Amendment comes amid increased frustration over what many perceive as ever-changing requirements for the Air Force's C-5 Galaxy and C-17 Globemaster III fleets.

In a rare show of unity, two factions of senators in favor of competing military cargo aircraft have filed a joint amendment to the fiscal 2008 defense authorization bill requiring an independent study of the military's airlift requirements.

The amendment, sponsored by Sen. Claire McCaskill, D-Mo., comes amid increased congressional frustration over what many lawmakers perceive as mixed messages and ever-changing requirements for the Air Force's C-5 Galaxy and C-17 Globemaster III fleets. The language is one of roughly 200 amendments up for consideration during debate on the Pentagon policy measure this week.

So far, consideration of the bill has focused almost exclusively on the Iraq war, a debate that is expected to continue to dominate floor discussions this week. Senate Democratic leaders, who still hope to wrap up work on the bill by Friday, will likely file a cloture motion Monday on a Democratic amendment mandating a reduction of U.S. forces in Iraq within 120 days. A vote on that cloture motion is expected Wednesday, a Senate leadership aide said.

Debate on the subject of strategic airlift typically pits the legion of C-17 supporters against a smaller, but vocal group of C-5 advocates on Capitol Hill, with both groups maneuvering each year to expand or safeguard their programs. To garner support for her amendment, McCaskill, whose state includes C-17 maker Boeing Co., reached out to C-5 backers, including Senate Foreign Relations Chairman Biden and Senate Armed Services Seapower Subcommittee Chairman Edward Kennedy, D-Mass.

The amendment requires a detailed report on Air Force airlift needs by a federally funded research and development center and sets a February 2009 deadline for its submission to Congress. The study would review, among other topics, current and future military missions, the effects that permanent increases in Army and Marine Corps personnel will have on airlift needs, and any potential changes in airlift requirements arising from the Army's Future Combat Systems.
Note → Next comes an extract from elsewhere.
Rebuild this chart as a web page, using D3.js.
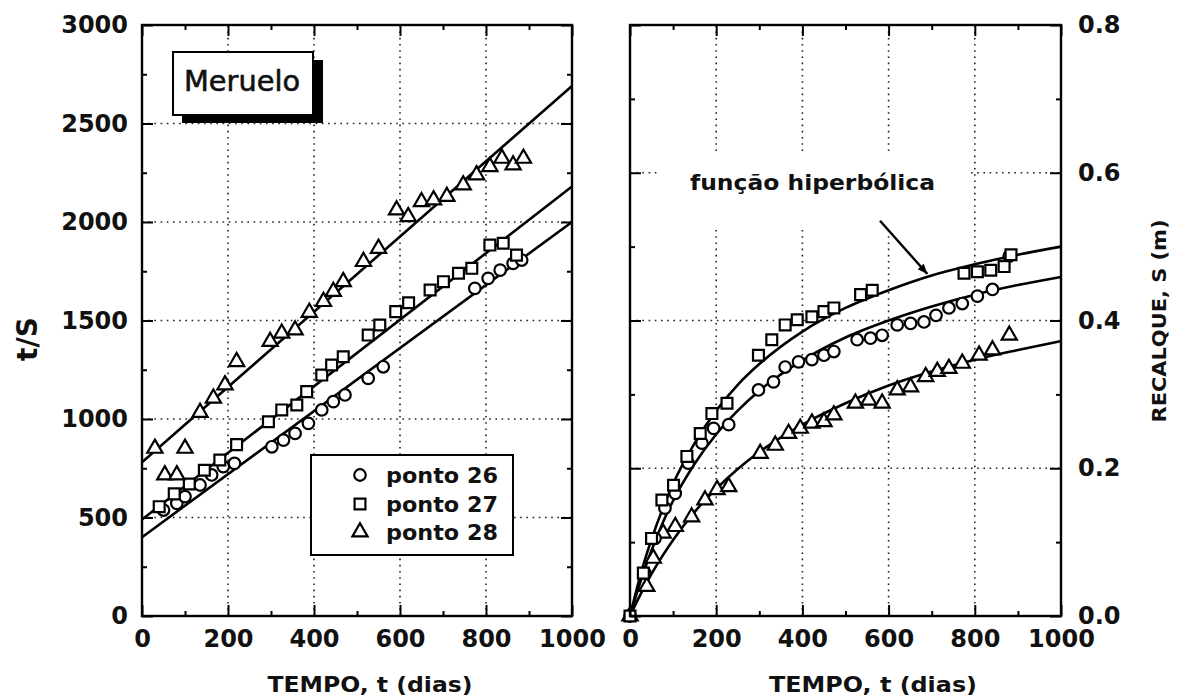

The Army expects to use C-17s to transport the components of FCS, a vast system of manned and unmanned air and ground vehicles tied together by a complex electronic network -- a plan that could bode well for the Globemaster III in the study.

"This amendment will ensure that an independent study looks closely at the country's strategic airlift needs," McCaskill said in a statement. "With the investment we're making in the Future Combat System, I believe that we will find that we need more, not less, airlift capability in the future, and that includes the continued production of the C-17."

But C-5 backers are encouraged that the study could also give a boost to efforts to modernize the Galaxy fleet. Congressional supporters of both aircraft want "an even-handed approach to get the real facts" and are "hopeful this will give us a really good, objective look at the key issues," a Senate aide supportive of the C-5 program said Friday.

Lawmakers, who have received varying and inconsistent assessments from the Air Force on the airlift fleet, are growing tired of "four-star officers' gut-level instincts when it comes to billions of dollars," the aide added. In May, the House authorized 10 additional C-17s in its version of the authorization measure, but the Senate bill does not add more planes.